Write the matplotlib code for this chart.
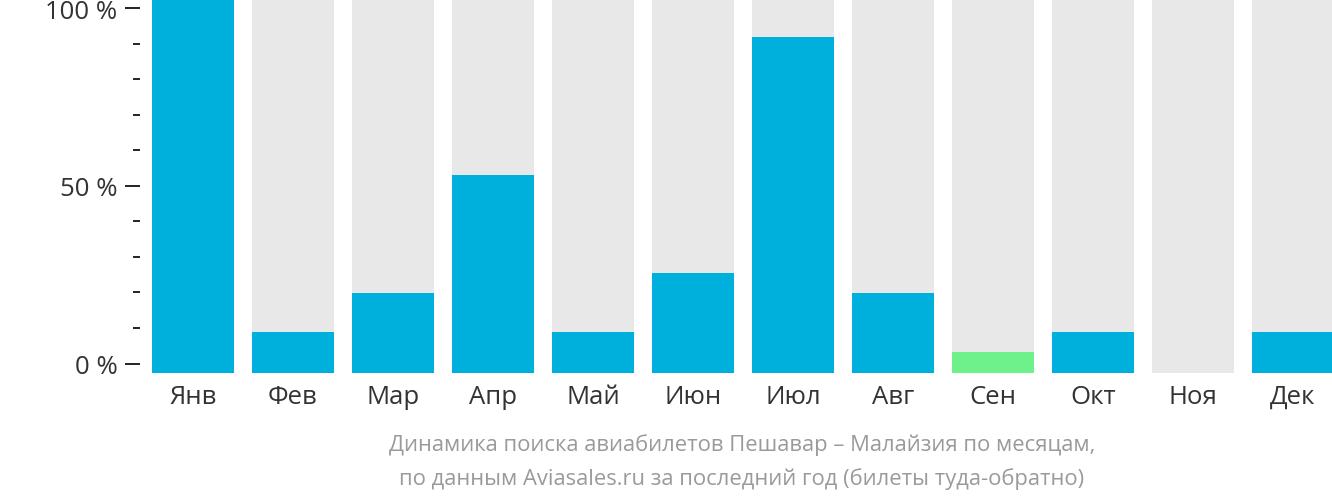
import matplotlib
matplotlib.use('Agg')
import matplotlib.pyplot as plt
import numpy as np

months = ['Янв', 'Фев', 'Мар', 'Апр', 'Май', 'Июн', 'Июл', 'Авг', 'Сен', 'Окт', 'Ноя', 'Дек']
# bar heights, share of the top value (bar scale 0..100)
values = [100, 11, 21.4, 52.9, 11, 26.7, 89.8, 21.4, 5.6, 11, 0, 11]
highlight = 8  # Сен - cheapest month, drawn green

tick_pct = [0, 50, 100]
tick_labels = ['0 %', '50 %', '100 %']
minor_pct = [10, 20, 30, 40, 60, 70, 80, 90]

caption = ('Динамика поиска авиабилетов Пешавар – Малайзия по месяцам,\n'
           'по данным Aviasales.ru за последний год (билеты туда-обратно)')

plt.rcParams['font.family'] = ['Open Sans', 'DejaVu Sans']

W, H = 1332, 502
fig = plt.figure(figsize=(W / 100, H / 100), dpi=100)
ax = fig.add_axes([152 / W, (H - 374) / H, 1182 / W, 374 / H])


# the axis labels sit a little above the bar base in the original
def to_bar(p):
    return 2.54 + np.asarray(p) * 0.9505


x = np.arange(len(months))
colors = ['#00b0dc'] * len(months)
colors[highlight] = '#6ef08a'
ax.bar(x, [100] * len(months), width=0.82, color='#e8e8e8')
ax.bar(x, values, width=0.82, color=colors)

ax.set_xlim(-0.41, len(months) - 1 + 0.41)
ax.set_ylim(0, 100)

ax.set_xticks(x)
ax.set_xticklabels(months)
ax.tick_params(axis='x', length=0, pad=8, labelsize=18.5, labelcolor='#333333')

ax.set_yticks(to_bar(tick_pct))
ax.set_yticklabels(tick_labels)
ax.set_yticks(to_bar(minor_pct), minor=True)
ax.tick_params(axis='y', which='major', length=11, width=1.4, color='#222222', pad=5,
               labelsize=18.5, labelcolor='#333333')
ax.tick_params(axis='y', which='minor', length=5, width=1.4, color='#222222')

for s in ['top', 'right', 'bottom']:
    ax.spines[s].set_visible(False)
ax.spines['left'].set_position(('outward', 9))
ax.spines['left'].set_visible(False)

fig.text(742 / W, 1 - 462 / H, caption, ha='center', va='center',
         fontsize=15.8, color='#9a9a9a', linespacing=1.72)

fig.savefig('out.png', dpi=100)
+ + + +
What to do:
Only the lines from the top of the data through the line with "minor_pct = [10, 20, 30, 40, 60, 70, 80, 90]" should be quoted, exactly and with both ends kept; skip the pictures.

Solution to the problem:
Write the matplotlib code for this chart.
import matplotlib
matplotlib.use('Agg')
import matplotlib.pyplot as plt
import numpy as np

months = ['Янв', 'Фев', 'Мар', 'Апр', 'Май', 'Июн', 'Июл', 'Авг', 'Сен', 'Окт', 'Ноя', 'Дек']
# bar heights, share of the top value (bar scale 0..100)
values = [100, 11, 21.4, 52.9, 11, 26.7, 89.8, 21.4, 5.6, 11, 0, 11]
highlight = 8  # Сен - cheapest month, drawn green

tick_pct = [0, 50, 100]
tick_labels = ['0 %', '50 %', '100 %']
minor_pct = [10, 20, 30, 40, 60, 70, 80, 90]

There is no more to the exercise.